Collect each line containing "this".

:: Data shown ::
BEGIN

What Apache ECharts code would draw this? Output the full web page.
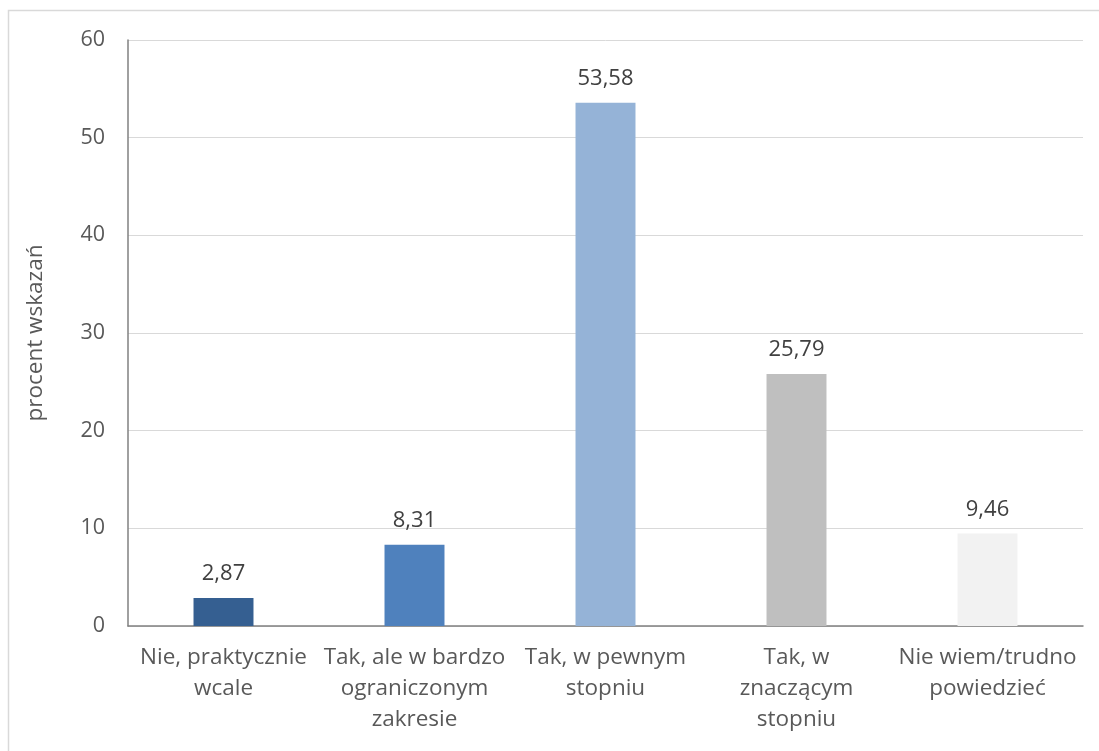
<!DOCTYPE html>
<html><head><meta charset="utf-8">
<script src="https://cdn.jsdelivr.net/npm/echarts@6/dist/echarts.min.js"></script>
<style>html,body{margin:0;padding:0;background:#fff}#c{width:1099px;height:751px}</style>
</head><body><div id="c"></div>
<script>
const categories = ["Nie, praktycznie\nwcale", "Tak, ale w bardzo\nograniczonym\nzakresie", "Tak, w pewnym\nstopniu", "Tak, w\nznaczącym\nstopniu", "Nie wiem/trudno\npowiedzieć"];
const values = [2.87, 8.31, 53.58, 25.79, 9.46];
const barColors = ["#355f91", "#4f81bd", "#95b3d7", "#bfbfbf", "#f2f2f2"];
const yTicks = [0, 10, 20, 30, 40, 50, 60];
const yName = "procent wskazań";

const font = "'Open Sans', 'Noto Sans', sans-serif";
const chart = echarts.init(document.getElementById('c'), null, {renderer: 'canvas'});
chart.setOption({
  animation: false,
  backgroundColor: '#fff',
  graphic: [{type: 'rect', shape: {x: 8.5, y: 10.5, width: 1200, height: 900}, style: {fill: 'none', stroke: '#d9d9d9', lineWidth: 1.5}, silent: true}],
  grid: {left: 128, right: 16, top: 40, bottom: 125, containLabel: false},
  xAxis: {
    type: 'category', data: categories,
    axisLine: {lineStyle: {color: '#808080', width: 1.5}},
    axisTick: {show: false},
    axisLabel: {color: '#595959', fontFamily: font, fontSize: 22.5, lineHeight: 31, margin: 16, interval: 0}
  },
  yAxis: {
    type: 'value', min: yTicks[0], max: yTicks[yTicks.length - 1], interval: 10,
    name: yName, nameLocation: 'middle', nameGap: 81, nameRotate: 90,
    nameTextStyle: {color: '#595959', fontFamily: font, fontSize: 22.5},
    axisLine: {show: true, lineStyle: {color: '#808080', width: 1.5}},
    axisTick: {show: false},
    splitLine: {lineStyle: {color: '#d9d9d9', width: 1}},
    axisLabel: {color: '#595959', fontFamily: font, fontSize: 21.5, margin: 23}
  },
  series: [{
    type: 'bar', barWidth: '31.4%',
    data: values.map((v, i) => ({value: v, itemStyle: {color: barColors[i]}})),
    label: {show: true, position: 'top', distance: 13, color: '#404040', fontFamily: font, fontSize: 22,
      formatter: p => p.value.toFixed(2).replace('.', ',')}
  }]
});
</script></body></html>
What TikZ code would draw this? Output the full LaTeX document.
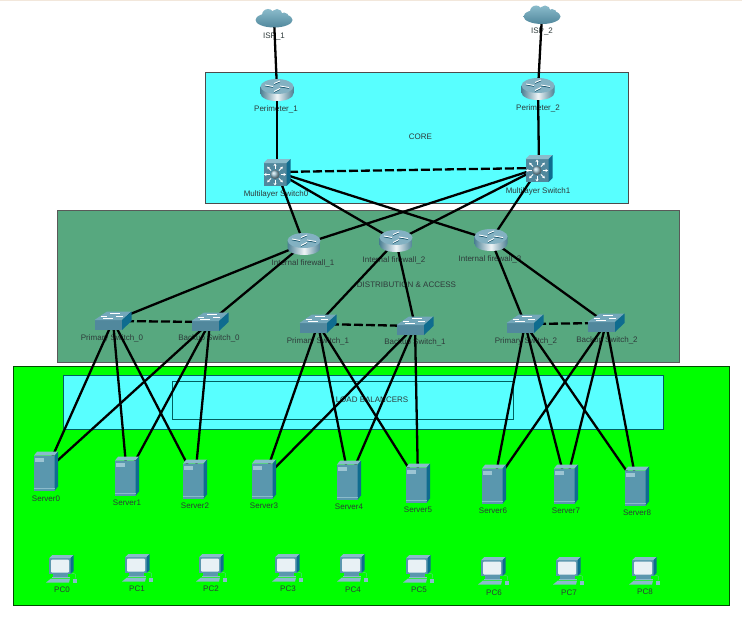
\documentclass[tikz,border=0pt]{standalone}
\usepackage{fontspec}
\setmainfont{Liberation Sans}
\usepackage{xcolor}
\usetikzlibrary{arrows.meta}
\definecolor{corecyan}{HTML}{58FFFF}
\definecolor{distgreen}{HTML}{57A87F}
\definecolor{langreen}{HTML}{00FF00}
\definecolor{devfront}{HTML}{5A97AE}
\definecolor{devtop}{HTML}{8ABBCB}
\definecolor{devside}{HTML}{0F6C8F}
\definecolor{txtgrey}{HTML}{2E3A3A}
\tikzset{
  lbl/.style={font=\fontsize{8}{9}\selectfont,text=txtgrey,inner sep=0pt},
  wire/.style={line width=2.3pt,black},
  dashwire/.style={wire,dash pattern=on 9pt off 3pt},
  panel/.style={line width=0.8pt},
  routernode/.style={minimum width=33pt,minimum height=22pt,inner sep=0pt},
  switchnode/.style={minimum width=37pt,minimum height=18pt,inner sep=0pt},
  mlsnode/.style={minimum width=27pt,minimum height=27pt,inner sep=0pt},
  servernode/.style={minimum width=24pt,minimum height=39pt,inner sep=0pt},
  pcnode/.style={minimum width=32pt,minimum height=28pt,inner sep=0pt},
  cloudnode/.style={minimum width=37pt,minimum height=19pt,inner sep=0pt},
  cloudpic/.pic={
    \shade[top color=devtop,bottom color=devfront!90!black]
      (0,1.5) ellipse (18.5 and 7.5) (-6,-3.5) circle (6) (3,-4) circle (5.5) (10,-1) circle (5);
  },
  routerpic/.pic={
    \shade[left color=devfront!85!black,right color=devfront!85!black,middle color=white!90!devfront]
      (-16.5,-3.5) -- (-16.5,3.5) .. controls (-16.5,13.5) and (16.5,13.5) .. (16.5,3.5)
      -- (16.5,-3.5) -- cycle;
    \fill[devfront!75!white] (0,-3.5) ellipse (16.5 and 7.5);
    \foreach \xa/\ya/\xb/\yb in {-12/-5/-4/-3.5,3/-9/-3/-6.5,12/-2.5/3/-4,-3/1.5/3/-1.5}{
      \draw[devside!70!black,line width=0.9pt] (\xa,\ya+0.8) -- (\xb,\yb+0.8);
      \draw[white,line width=0.9pt] (\xa,\ya) -- (\xb,\yb);
    }
  },
  switchpic/.pic={
    \fill[devfront!90!black] (-18.5,-1) rectangle (9,9);
    \fill[devfront!85!white] (-18.5,-1) -- (9,-1) -- (18.5,-9.5) -- (-6,-9.5) -- cycle;
    \fill[devside] (9,-1) -- (18.5,-9.5) -- (18.5,0) -- (9,9) -- cycle;
    \draw[white,line width=0.7pt] (-10,-3) -- (0,-3) (-3,-7.5) -- (7,-7.5) (-12,-5) -- (-6,-5) (3,-5) -- (10,-5);
  },
  mlspic/.pic={
    \fill[devfront!90!black] (-13.5,-9) rectangle (9.5,14);
    \fill[devtop] (-13.5,-9) -- (-9.5,-13) -- (13.5,-13) -- (9.5,-9) -- cycle;
    \fill[devside] (9.5,-9) -- (13.5,-13) -- (13.5,10) -- (9.5,14) -- cycle;
    \foreach \ang in {0,45,...,315}
      \draw[white,line width=0.8pt,-{Stealth[length=2.5pt,width=3pt]}]
        (-2,2.5) ++(\ang:5.5) -- ++(\ang:5.5);
    \shade[ball color=devfront!60!white] (-2,2.5) circle (4.5);
  },
  serverpic/.pic={
    \fill[devfront] (-12,-15.5) rectangle (8.7,19.5);
    \fill[devtop] (-12,-15.5) -- (-8.7,-19.5) -- (12,-19.5) -- (8.7,-15.5) -- cycle;
    \fill[devside] (8.7,-15.5) -- (12,-19.5) -- (12,15.5) -- (8.7,19.5) -- cycle;
    \fill[devtop!85!white] (-11,-13) rectangle (-2,-9.5);
    \fill[devtop] (-12,17) rectangle (8.7,17.8);
  },
  pcpic/.pic={
    \fill[devfront] (-12.7,-11) rectangle (8.7,5);
    \fill[devtop] (-12.7,-11) -- (-9.7,-14) -- (11.7,-14) -- (8.7,-11) -- cycle;
    \fill[devside] (8.7,-11) -- (11.7,-14) -- (11.7,2) -- (8.7,5) -- cycle;
    \fill[white!80!devtop,rounded corners=1pt] (-11,-9.3) rectangle (7,3.5);
    \fill[devfront] (-9,5) rectangle (6,8);
    \fill[devtop] (-10.5,8) rectangle (7.5,9.2);
    \fill[devtop] (-16,13.5) -- (7,13.5) -- (8,9.5) -- (-11,9.5) -- cycle;
    \draw[devtop!70!langreen,line width=0.4pt] (8.7,5) .. controls (13,3) and (15,6) .. (13,9.5);
    \fill[devtop] (11,9.5) rectangle (15,13.5);
  },
}
\begin{document}
\begin{tikzpicture}[x=1pt,y=-1pt]
\useasboundingbox (0,0) rectangle (742,618);
\fill[white] (0,0) rectangle (742,618);
\fill[orange!10!white!90!gray] (0,0) rectangle (742,1.5);
% panels
\path[panel,draw=black!70,fill=corecyan] (205.5,72) rectangle (628,203);
\path[panel,draw=black!65,fill=distgreen] (57,210) rectangle (679,362);
\path[panel,draw=black!70!green,fill=langreen] (13,366) rectangle (729,605);
\path[panel,draw=teal!75!black,fill=corecyan] (63,375) rectangle (663,429);
\path[panel,draw=teal!75!black] (172,381) rectangle (513,419);
\node[lbl] (coretxt) at (420.5,137) {CORE};
\node[lbl] (disttxt) at (406.5,285) {DISTRIBUTION \& ACCESS};
\node[lbl] (lbtxt) at (372,400) {LOAD BALANCERS};
% labels
\node[lbl] (isp1t) at (274,37) {ISP\_1};
\node[lbl] (isp2t) at (542,32) {ISP\_2};
\node[lbl] (per1t) at (276,109) {Perimeter\_1};
\node[lbl] (per2t) at (538,108) {Perimeter\_2};
\node[lbl] (ms0t) at (276,194) {Multilayer Switch0};
\node[lbl] (ms1t) at (538,191) {Multilayer Switch1};
\node[lbl] (fw1t) at (303,263) {Internal firewall\_1};
\node[lbl] (fw2t) at (394,260) {Internal firewall\_2};
\node[lbl] (fw3t) at (490,259) {Internal firewall\_3};
\node[lbl] (ps0t) at (112,338) {Primary Switch\_0};
\node[lbl] (bs0t) at (209,338) {Backup Switch\_0};
\node[lbl] (ps1t) at (318,341) {Primary Switch\_1};
\node[lbl] (bs1t) at (415,342) {Backup Switch\_1};
\node[lbl] (ps2t) at (526,341) {Primary Switch\_2};
\node[lbl] (bs2t) at (607,340) {Backup Switch\_2};
\node[lbl] (s0t) at (46,499) {Server0};
\node[lbl] (s1t) at (127,503) {Server1};
\node[lbl] (s2t) at (195,506) {Server2};
\node[lbl] (s3t) at (264,506) {Server3};
\node[lbl] (s4t) at (349,507) {Server4};
\node[lbl] (s5t) at (418,510) {Server5};
\node[lbl] (s6t) at (493,511) {Server6};
\node[lbl] (s7t) at (566,511) {Server7};
\node[lbl] (s8t) at (637,513) {Server8};
\node[lbl] (pc0t) at (62,590) {PC0};
\node[lbl] (pc1t) at (137,589) {PC1};
\node[lbl] (pc2t) at (211,589) {PC2};
\node[lbl] (pc3t) at (288,589) {PC3};
\node[lbl] (pc4t) at (353,590) {PC4};
\node[lbl] (pc5t) at (419,590) {PC5};
\node[lbl] (pc6t) at (494,593) {PC6};
\node[lbl] (pc7t) at (569,593) {PC7};
\node[lbl] (pc8t) at (645,592) {PC8};
% devices
\node[cloudnode] (isp1) at (274,18.5) {};
\node[cloudnode] (isp2) at (542,15) {};
\node[routernode] (per1) at (277,90) {};
\node[routernode] (per2) at (538,89) {};
\node[mlsnode] (ms0) at (277,172) {};
\node[mlsnode] (ms1) at (539,168) {};
\node[routernode] (fw1) at (304,244) {};
\node[routernode] (fw2) at (396,241) {};
\node[routernode] (fw3) at (491,240) {};
\node[switchnode] (ps0) at (113,321) {};
\node[switchnode] (bs0) at (210,322) {};
\node[switchnode] (ps1) at (318,324) {};
\node[switchnode] (bs1) at (415,326) {};
\node[switchnode] (ps2) at (525,324) {};
\node[switchnode] (bs2) at (606,323) {};
\node[servernode] (s0) at (46,471) {};
\node[servernode] (s1) at (127,476) {};
\node[servernode] (s2) at (195,479) {};
\node[servernode] (s3) at (264,479) {};
\node[servernode] (s4) at (349,480) {};
\node[servernode] (s5) at (418,483) {};
\node[servernode] (s6) at (494,484) {};
\node[servernode] (s7) at (566,484) {};
\node[servernode] (s8) at (637,486) {};
\node[pcnode] (pc0) at (62,569) {};
\node[pcnode] (pc1) at (138,568) {};
\node[pcnode] (pc2) at (212,568) {};
\node[pcnode] (pc3) at (288,568) {};
\node[pcnode] (pc4) at (353,568) {};
\node[pcnode] (pc5) at (419,569) {};
\node[pcnode] (pc6) at (494,571) {};
\node[pcnode] (pc7) at (569,571) {};
\node[pcnode] (pc8) at (645,571) {};
% links
\foreach \a/\b in {isp1/per1,isp2/per2,per1/ms0,per2/ms1,ms0/fw1,ms0/fw2,ms0/fw3,ms1/fw1,ms1/fw2,ms1/fw3,
  fw1/ps0,fw1/bs0,fw2/ps1,fw2/bs1,fw3/ps2,fw3/bs2,
  ps0/s0,ps0/s1,ps0/s2,bs0/s0,bs0/s1,bs0/s2,
  ps1/s3,ps1/s4,ps1/s5,bs1/s3,bs1/s4,bs1/s5,
  ps2/s6,ps2/s7,ps2/s8,bs2/s6,bs2/s7,bs2/s8}
  \draw[wire] (\a.center) -- (\b.center);
\foreach \a/\b in {ms0/ms1,ps0/bs0,ps1/bs1,ps2/bs2}
  \draw[dashwire] (\a.center) -- (\b.center);
% icons on top of the links
\foreach \n in {isp1,isp2} \pic at (\n) {cloudpic};
\foreach \n in {per1,per2,fw1,fw2,fw3} \pic at (\n) {routerpic};
\foreach \n in {ms0,ms1} \pic at (\n) {mlspic};
\foreach \n in {ps0,bs0,ps1,bs1,ps2,bs2} \pic at (\n) {switchpic};
\foreach \n in {s0,s1,s2,s3,s4,s5,s6,s7,s8} \pic at (\n) {serverpic};
\foreach \n in {pc0,pc1,pc2,pc3,pc4,pc5,pc6,pc7,pc8} \pic at (\n) {pcpic};
\end{tikzpicture}
\end{document}
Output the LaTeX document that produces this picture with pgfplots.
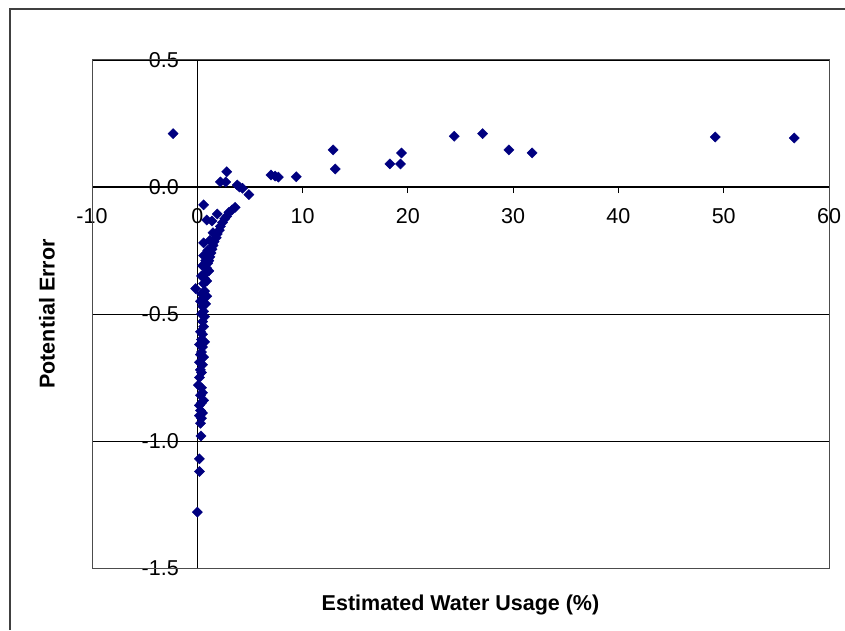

END

:: Task output ::
What Apache ECharts code would draw this? Output the full web page.
What TikZ code would draw this? Output the full LaTeX document.
Output the LaTeX document that produces this picture with pgfplots.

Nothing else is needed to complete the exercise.